Effective political advocates lobby both parties and hire lobbyist from both parties to do so. But the Human Rights Campaign and virtually all other LGBT groups (except the explicitly party-affiliated Log Cabin Republicans), although their mission statements aren’t officially partisan, long ago decided to be partisan Democrats first.

Another view: Trump’s military transgender ban is unfair but correct.

I think it would have been wise if all sides could make a distinction between fully transitioned, post-op transgender men and woman, who should be legally treated as members of the sex to which they’ve transitioned, and transgender people who are in the process of transitioning or (as noted above) have decided not to physically transition but to present themselves as the other sex. I could see the military making this distinction by accepting the former but not the latter.

LGBT Progressives Want Litmus Test on Friends

Michael Musto writes, What To Do When Your Friend’s a Gay Republican. Answer: drop them.

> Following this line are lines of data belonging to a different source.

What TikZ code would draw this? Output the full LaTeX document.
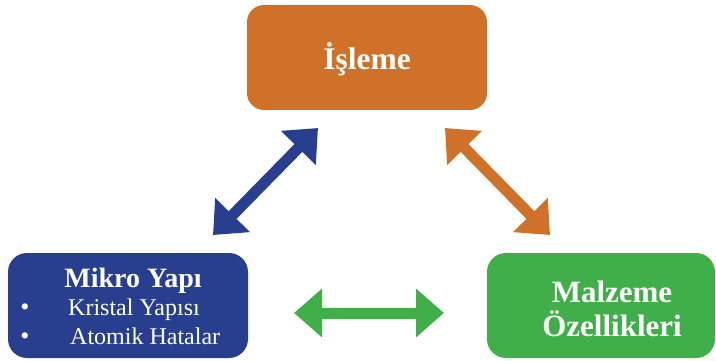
\documentclass[tikz,border=0pt]{standalone}
\usepackage{fontspec}
\setmainfont{Liberation Serif}
\usetikzlibrary{arrows.meta}
\definecolor{orng}{HTML}{CF7128}
\definecolor{blu}{HTML}{273F8E}
\definecolor{grn}{HTML}{40AE49}
\begin{document}
\begin{tikzpicture}[x=1pt,y=-1pt,
  box/.style={rectangle, inner sep=0pt, draw=none},
  txt/.style={text=white, inner sep=0pt, anchor=base},
  fat/.style={line width=11pt, {Triangle[length=28pt,width=47pt]}-{Triangle[length=28pt,width=47pt]}}]
\useasboundingbox (0,0) rectangle (716,361);
% boxes
\node[box, fill=orng, rounded corners=17pt, minimum width=240pt, minimum height=105pt] (isleme) at (367,57.5) {};
\node[box, fill=blu, rounded corners=19pt, minimum width=240pt, minimum height=105pt] (mikro) at (128,305.5) {};
\node[box, fill=grn, rounded corners=19pt, minimum width=228pt, minimum height=105pt] (malz) at (601,305.5) {};
% texts
\node[txt, font=\bfseries\fontsize{31.5}{31.5}\selectfont] (t1) at (367,70) {İşleme};
\node[txt, font=\bfseries\fontsize{28}{28}\selectfont] (t2) at (133,287) {Mikro Yapı};
\node[txt, font=\fontsize{24}{24}\selectfont, anchor=base west] (t3) at (68,315) {Kristal Yapısı};
\node[txt, font=\fontsize{24}{24}\selectfont, anchor=base west] (t4) at (70,344) {Atomik Hatalar};
\node[txt, font=\fontsize{26}{26}\selectfont] (b1) at (25,315) {•};
\node[txt, font=\fontsize{26}{26}\selectfont] (b2) at (25,344) {•};
\node[txt, font=\bfseries\fontsize{31}{31}\selectfont] (t5) at (612,302) {Malzeme};
\node[txt, font=\bfseries\fontsize{31}{31}\selectfont] (t6) at (612,336) {Özellikleri};
% arrows
\coordinate (ba) at (213,235);
\coordinate (bb) at (318,128);
\coordinate (oa) at (445,128);
\coordinate (ob) at (550,235);
\coordinate (ga) at (294,313);
\coordinate (gb) at (444,313);
\draw[fat, blu] (ba) -- (bb);
\draw[fat, orng] (oa) -- (ob);
\draw[fat, grn] (ga) -- (gb);
\end{tikzpicture}
\end{document}
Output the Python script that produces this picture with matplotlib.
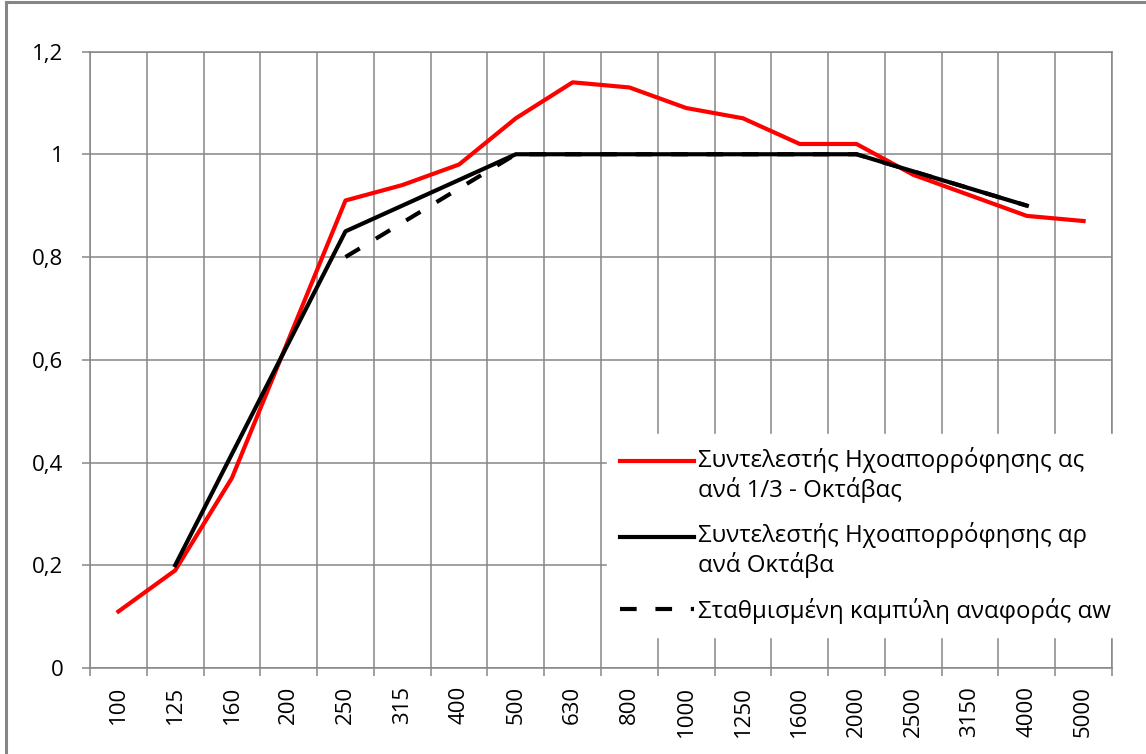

Similarly, if a real-life friend—someone who knows my plight, my accomplishments, and my oppressions—decides to trumpet in my face the alleged glories of the Republican party, I simply have to show them the hand and the door. Friendship over.

And he adds this bit of brilliance:

There are other icky issues within our own backyard, as longtime performer Penny Arcade astutely points out. Arcade is a bisexual fag hag, who finds that bi people are routinely ignored in the community. (She likens it to being a part Jew who’s Jewish enough for the Nazis, but not enough for the Jews). What’s more, she’s a self-admitted fag hag who’s been diminished for that too, and has lobbied to put an “F” for “fag hag” into LGBTQ.”

Yes, because they’re aren’t quite enough letters in the acronym already.